Jika itu yang terjadi, gugatan PTUN yang diajukan akan sia-sia karena Anindya Helga Nur Fadhila tetap tidak bisa mengikuti ujian nasional di SMA Negeri 1 Semarang. Meskipun, seandainya gugatan PTUN dimenangkan.

Dalam sidang persiapan sudah disepakati oleh dua pihak bahwa sidang dilaksanakan seminggu dua kali dan tepat waktu. Kuasa hukum Kepala SMA Negeri 1 Semarang juga sudah menyepakati hal tersebut.

"Ini sidang molor sampai tiga jam lebih," kata Sukarman.

Sugeng Riyadi, Kasi Penkum Kejati Jateng menyebutkan bahwa pihaknya berkoordinasi dengan Biro Hukum Setda Pemprov Jateng dalam menghadapi gugatan PTUN ini. Kejaksaan mengaku wajib membantu karena posisinya sebagai pengacara negara.

Total ada 17 kuasa hukum yang disiapkan menghadapi gugatan PTUN itu. Menurutnya, itu bukan jumlah yang besar. "Dengan tim seperti itu, pembagian tugas lebih mudah. Ada yang membuat jawaban, ada yang menyiapkan bukti-bukti, memanggil saksi," kata Sugeng.

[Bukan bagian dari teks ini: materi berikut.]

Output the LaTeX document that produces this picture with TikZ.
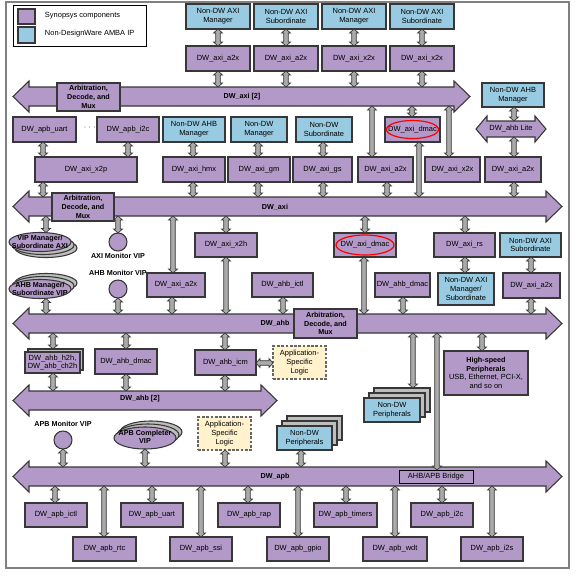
\documentclass[tikz,border=0pt]{standalone}
\usepackage{fontspec}
\setmainfont{Liberation Sans}
\usetikzlibrary{shapes.geometric,calc}
\definecolor{pcol}{RGB}{178,153,199}
\definecolor{bcol}{RGB}{152,203,226}
\definecolor{boxln}{RGB}{55,55,55}
\definecolor{arrfill}{RGB}{170,170,170}
\definecolor{ycol}{RGB}{255,242,204}
\definecolor{framec}{RGB}{128,128,128}
\definecolor{shadc}{RGB}{190,190,190}
\newcommand\fs{\fontsize{5.6pt}{6.6pt}\selectfont}
\newcommand\fsb{\fontsize{5.4pt}{6.3pt}\selectfont\bfseries}
\newcommand\bx[6][pbox]{\node[#1, minimum width={(#4-#2)*0.75pt}, minimum height={(#5-#3)*0.75pt}] (#6) at ({(#2+#4)/2},{(#3+#5)/2})}
\newcommand\busarrow[7]{%
 \path[busst] (#2,{(#4+#5)/2}) -- (#2+#6,#4-#7) -- (#2+#6,#4) -- (#3-#6,#4) -- (#3-#6,#4-#7) -- (#3,{(#4+#5)/2}) -- (#3-#6,#5+#7) -- (#3-#6,#5) -- (#2+#6,#5) -- (#2+#6,#5+#7) -- cycle;
 \node[minimum width={(#3-#2-2*#6)*0.75pt}, minimum height={(#5-#4)*0.75pt}] (#1) at ({(#2+#3)/2},{(#4+#5)/2}) {};}
\newcommand\varr[3]{\path[arr] let \p1=(#2.south), \p2=(#3.north), \p3=(#1,0) in
 (\x3,\y1) -- (\x3+3.4pt,\y1-3pt) -- (\x3+1.7pt,\y1-3pt) -- (\x3+1.7pt,\y2+3pt) -- (\x3+3.4pt,\y2+3pt) -- (\x3,\y2) -- (\x3-3.4pt,\y2+3pt) -- (\x3-1.7pt,\y2+3pt) -- (\x3-1.7pt,\y1-3pt) -- (\x3-3.4pt,\y1-3pt) -- cycle;}
\newcommand\harr[3]{\path[arr] let \p1=(#2.east), \p2=(#3.west), \p3=(0,#1) in
 (\x1,\y3) -- (\x1+3pt,\y3+3.4pt) -- (\x1+3pt,\y3+1.7pt) -- (\x2-3pt,\y3+1.7pt) -- (\x2-3pt,\y3+3.4pt) -- (\x2,\y3) -- (\x2-3pt,\y3-3.4pt) -- (\x2-3pt,\y3-1.7pt) -- (\x1+3pt,\y3-1.7pt) -- (\x1+3pt,\y3-3.4pt) -- cycle;}
\begin{document}
\begin{tikzpicture}[x=0.75pt,y=-0.75pt,
 every node/.style={font=\fs, inner sep=0pt, outer sep=0pt, align=center},
 pbox/.style={draw=boxln, fill=pcol, line width=0.8pt},
 bbox/.style={pbox, fill=bcol},
 sbox/.style={pbox, fill=shadc},
 ybox/.style={draw=black!60, fill=ycol, line width=1pt, dash pattern=on 2pt off 1.2pt},
 legbox/.style={draw=black, line width=0.6pt},
 arr/.style={fill=arrfill, draw=boxln, line width=0.5pt},
 busst/.style={fill=pcol, draw=boxln, line width=0.8pt},
 lbl/.style={font=\fsb},
 ell/.style={ellipse, draw=boxln, fill=pcol, line width=0.8pt},
 sell/.style={ellipse, draw=boxln, fill=shadc, line width=0.8pt},
 mon/.style={circle, draw=boxln, fill=pcol, line width=0.8pt, minimum size={18*0.75pt}},
 redell/.style={ellipse, draw=red, line width=0.9pt}]
\useasboundingbox (0,0) rectangle (587,576);
\draw[framec, line width=1.2pt] (6,2) rectangle (569,568);

% legend
\bx[legbox]{13}{5}{146}{46}{legend}{};
\bx{18}{9}{35}{24}{lgp}{};
\bx[bbox]{18}{27}{35}{43}{lgb}{};
\node[anchor=west] (lgt1) at (45,16) {Synopsys components};
\node[anchor=west] (lgt2) at (45,34) {Non-DesignWare AMBA IP};

% top rows
\bx[bbox]{186}{4}{250}{29}{t1}{Non-DW AXI\\Manager};
\bx[bbox]{254}{4}{318}{29}{t2}{Non-DW AXI\\Subordinate};
\bx[bbox]{322}{4}{386}{29}{t3}{Non-DW AXI\\Manager};
\bx[bbox]{390}{4}{454}{29}{t4}{Non-DW AXI\\Subordinate};
\bx{186}{46}{250}{71}{r2a}{DW\_axi\_a2x};
\bx{254}{46}{318}{71}{r2b}{DW\_axi\_a2x};
\bx{322}{46}{386}{71}{r2c}{DW\_axi\_x2x};
\bx{390}{46}{454}{71}{r2d}{DW\_axi\_x2x};

% DW_axi [2]
\busarrow{axiB2}{13}{470}{87}{106}{16}{6}
\node[lbl] (laxi2) at (242,97) {DW\_axi [2]};
\bx{57}{83}{120}{111}{arb1}{\fsb Arbitration,\\\fsb Decode, and\\\fsb Mux};

% row 3
\bx{13}{117}{76}{142}{uart}{DW\_apb\_uart};
\node (dots) at (90,128) {$\cdots$};
\bx{97}{117}{159}{142}{i2c}{DW\_apb\_i2c};
\bx[bbox]{163}{117}{225}{142}{ahbm}{Non-DW AHB\\Manager};
\bx[bbox]{231}{117}{287}{142}{ndm}{Non-DW\\Manager};
\bx[bbox]{296}{117}{352}{142}{nds}{Non-DW\\Subordinate};
\bx{385}{117}{440}{142}{dmacA}{DW\_axi\_dmac};
\node[redell, minimum width={52*0.75pt}, minimum height={18*0.75pt}] (redA) at (dmacA.center) {};
\bx[bbox]{482}{83}{544}{107}{nahbm}{Non-DW AHB\\Manager};
\busarrow{ahblite}{476}{546}{121}{137}{11}{5}
\node (lahblite) at (511,129) {DW\_ahb Lite};

% row 4
\bx{35}{157}{137}{182}{x2p}{DW\_axi\_x2p};
\bx{163}{157}{225}{182}{hmx}{DW\_axi\_hmx};
\bx{228}{157}{290}{182}{gm}{DW\_axi\_gm};
\bx{293}{157}{352}{182}{gs}{DW\_axi\_gs};
\bx{358}{157}{413}{182}{a2xD}{DW\_axi\_a2x};
\bx{425}{157}{480}{182}{x2xE}{DW\_axi\_x2x};
\bx{485}{157}{541}{182}{a2xF}{DW\_axi\_a2x};

% DW_axi
\busarrow{axiB}{13}{562}{197}{216}{16}{6}
\node[lbl] (laxi) at (275,207) {DW\_axi};
\bx{52}{193}{114}{221}{arb2}{\fsb Arbitration,\\\fsb Decode, and\\\fsb Mux};

% between DW_axi and DW_ahb
\node[sell, minimum width={62*0.75pt}, minimum height={19*0.75pt}] (vipaxis2) at (46,248) {};
\node[sell, minimum width={62*0.75pt}, minimum height={19*0.75pt}] (vipaxis1) at (43,245) {};
\node[ell, minimum width={62*0.75pt}, minimum height={19*0.75pt}] (vipaxi) at (40,242) {};
\node[font=\fsb] (vipaxit) at (40,242) {VIP Manager/\\Subordinate AXI};
\node[mon] (axmon) at (118,242) {};
\node[lbl] (axmonl) at (118,256) {AXI Monitor VIP};
\bx{195}{233}{257}{257}{x2h}{DW\_axi\_x2h};
\bx{334}{233}{396}{257}{dmacB}{DW\_axi\_dmac};
\node[redell, minimum width={58*0.75pt}, minimum height={20*0.75pt}] (redB) at (dmacB.center) {};
\bx{434}{233}{495}{257}{rs}{DW\_axi\_rs};
\bx[bbox]{500}{233}{561}{257}{nds2}{Non-DW AXI\\Subordinate};

\node[lbl] (ahmonl) at (118,273) {AHB Monitor VIP};
\node[mon] (ahmon) at (118,289) {};
\node[sell, minimum width={62*0.75pt}, minimum height={19*0.75pt}] (vipahbs2) at (46,283) {};
\node[sell, minimum width={62*0.75pt}, minimum height={19*0.75pt}] (vipahbs1) at (43,286) {};
\node[ell, minimum width={62*0.75pt}, minimum height={19*0.75pt}] (vipahb) at (40,289) {};
\node[font=\fsb] (vipahbt) at (40,289) {AHB Manager/\\Subordinate VIP};
\bx{147}{273}{205}{297}{a2xL}{DW\_axi\_a2x};
\bx{252}{273}{313}{297}{ictl}{DW\_ahb\_ictl};
\bx{375}{273}{430}{297}{ahbdmac}{DW\_ahb\_dmac};
\bx[bbox]{438}{273}{494}{305}{ndams}{Non-DW AXI\\Manager/\\Subordinate};
\bx{503}{273}{560}{298}{a2xR}{DW\_axi\_a2x};

% DW_ahb
\busarrow{ahbB}{13}{562}{314}{333}{16}{6}
\node[lbl] (lahb) at (275,323) {DW\_ahb};
\bx{294}{309}{357}{338}{arb3}{\fsb Arbitration,\\\fsb Decode, and\\\fsb Mux};

% below DW_ahb
\bx[sbox]{28}{349}{83}{370}{h2hb}{};
\bx{25}{352}{80}{373}{h2h}{DW\_ahb\_h2h,\\DW\_ahb\_ch2h};
\bx{95}{349}{157}{374}{ahbdmac2}{DW\_ahb\_dmac};
\bx{195}{350}{256}{375}{icm}{DW\_ahb\_icm};
\bx[ybox]{273}{346}{326}{379}{asl1}{Application-\\Specific\\Logic};
\bx[sbox]{374}{388}{430}{412}{ndpA2}{};
\bx[sbox]{369}{393}{425}{417}{ndpA1}{};
\bx[bbox]{364}{398}{420}{422}{ndpA}{Non-DW\\Peripherals};
\bx{444}{351}{528}{395}{hsp}{\fsb High-speed\\\fsb Peripherals\\USB, Ethernet, PCI-X,\\and so on};

% DW_ahb [2]
\busarrow{ahbB2}{13}{277}{391}{410}{16}{6}
\node[lbl] (lahb2) at (140,399) {DW\_ahb [2]};

% lower
\node[lbl] (apbmonl) at (63,424) {APB Monitor VIP};
\node[mon] (apbmon) at (63,440) {};
\node[sell, minimum width={62*0.75pt}, minimum height={22*0.75pt}] (apbcs2) at (151,432) {};
\node[sell, minimum width={62*0.75pt}, minimum height={22*0.75pt}] (apbcs1) at (148,435) {};
\node[ell, minimum width={62*0.75pt}, minimum height={22*0.75pt}] (apbcomp) at (145,438) {};
\node[font=\fsb] (apbct) at (145,437) {APB Completer\\VIP};
\bx[ybox]{198}{417}{251}{450}{asl2}{Application-\\Specific\\Logic};
\bx[sbox]{287}{416}{342}{440}{ndpB2}{};
\bx[sbox]{282}{421}{337}{445}{ndpB1}{};
\bx[bbox]{277}{426}{332}{450}{ndpB}{Non-DW\\Peripherals};

% DW_apb
\busarrow{apbB}{13}{562}{467}{486}{16}{6}
\node[lbl] (lapb) at (275,477) {DW\_apb};
\bx[legbox]{399}{470}{473}{483}{bridge}{AHB/APB Bridge};

% APB peripherals
\bx{25}{503}{87}{527}{pictl}{DW\_apb\_ictl};
\bx{121}{503}{183}{527}{puart}{DW\_apb\_uart};
\bx{218}{503}{280}{527}{prap}{DW\_apb\_rap};
\bx{314}{503}{377}{527}{ptim}{DW\_apb\_timers};
\bx{411}{503}{473}{527}{pi2c}{DW\_apb\_i2c};
\bx{73}{537}{136}{561}{prtc}{DW\_apb\_rtc};
\bx{170}{537}{232}{561}{pssi}{DW\_apb\_ssi};
\bx{267}{537}{329}{561}{pgpio}{DW\_apb\_gpio};
\bx{363}{537}{427}{561}{pwdt}{DW\_apb\_wdt};
\bx{461}{537}{523}{561}{pi2s}{DW\_apb\_i2s};

% connectors
\varr{218}{t1}{r2a}\varr{286}{t2}{r2b}\varr{354}{t3}{r2c}\varr{422}{t4}{r2d}
\varr{218}{r2a}{axiB2}\varr{286}{r2b}{axiB2}\varr{354}{r2c}{axiB2}\varr{422}{r2d}{axiB2}
\varr{43}{uart}{x2p}\varr{128}{i2c}{x2p}\varr{193}{ahbm}{hmx}\varr{258}{ndm}{gm}\varr{323}{nds}{gs}
\varr{372}{axiB2}{a2xD}\varr{412}{axiB2}{dmacA}\varr{449}{axiB2}{x2xE}
\varr{419}{dmacA}{axiB}
\varr{514}{nahbm}{ahblite}\varr{514}{ahblite}{a2xF}
\varr{43}{x2p}{axiB}\varr{193}{hmx}{axiB}\varr{258}{gm}{axiB}\varr{323}{gs}{axiB}\varr{387}{a2xD}{axiB}\varr{514}{a2xF}{axiB}
\varr{46}{axiB}{vipaxi}\varr{118}{axiB}{axmon}\varr{173}{axiB}{a2xL}\varr{226}{axiB}{x2h}\varr{365}{axiB}{dmacB}\varr{465}{axiB}{rs}
\varr{465}{rs}{ndams}\varr{531}{nds2}{a2xR}
\varr{46}{vipahb}{ahbB}\varr{118}{ahmon}{ahbB}\varr{172}{a2xL}{ahbB}\varr{226}{x2h}{ahbB}\varr{283}{ictl}{ahbB}\varr{364}{dmacB}{ahbB}\varr{403}{ahbdmac}{ahbB}\varr{531}{a2xR}{ahbB}
\varr{53}{ahbB}{h2hb}\varr{53}{h2h}{ahbB2}\varr{126}{ahbB}{ahbdmac2}\varr{126}{ahbdmac2}{ahbB2}\varr{225}{ahbB}{icm}\varr{225}{icm}{ahbB2}
\harr{363}{icm}{asl1}
\varr{413}{ahbB}{ndpA2}\varr{437}{ahbB}{bridge}\varr{482}{ahbB}{hsp}
\varr{63}{apbmon}{apbB}\varr{145}{apbcomp}{apbB}\varr{225}{asl2}{apbB}\varr{301}{ndpB}{apbB}
\varr{55}{apbB}{pictl}\varr{152}{apbB}{puart}\varr{248}{apbB}{prap}\varr{346}{apbB}{ptim}\varr{442}{apbB}{pi2c}
\varr{104}{apbB}{prtc}\varr{201}{apbB}{pssi}\varr{298}{apbB}{pgpio}\varr{395}{apbB}{pwdt}\varr{492}{apbB}{pi2s}
\end{tikzpicture}
\end{document}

Sugeng tak menjelaskan mengenai bukti yang hanya sebuah pindaian surat sehingga memaksa majelis hakim menunda pemeriksaan alat bukti dari Kepala Sekolah SMA Negeri 1 Semarang.

Hakim ketua Indah Mayasari dan dua hakim anggota, yakni Oktova Primasari dan Panca Yunior Utomo menegur kuasa hukum tergugat agar menghormati waktu sidang. Sidang berikutnya adalah pemeriksaan saksi. Tergugat diminta datang tepat waktu, yakni jam 09.00 sidang dimulai.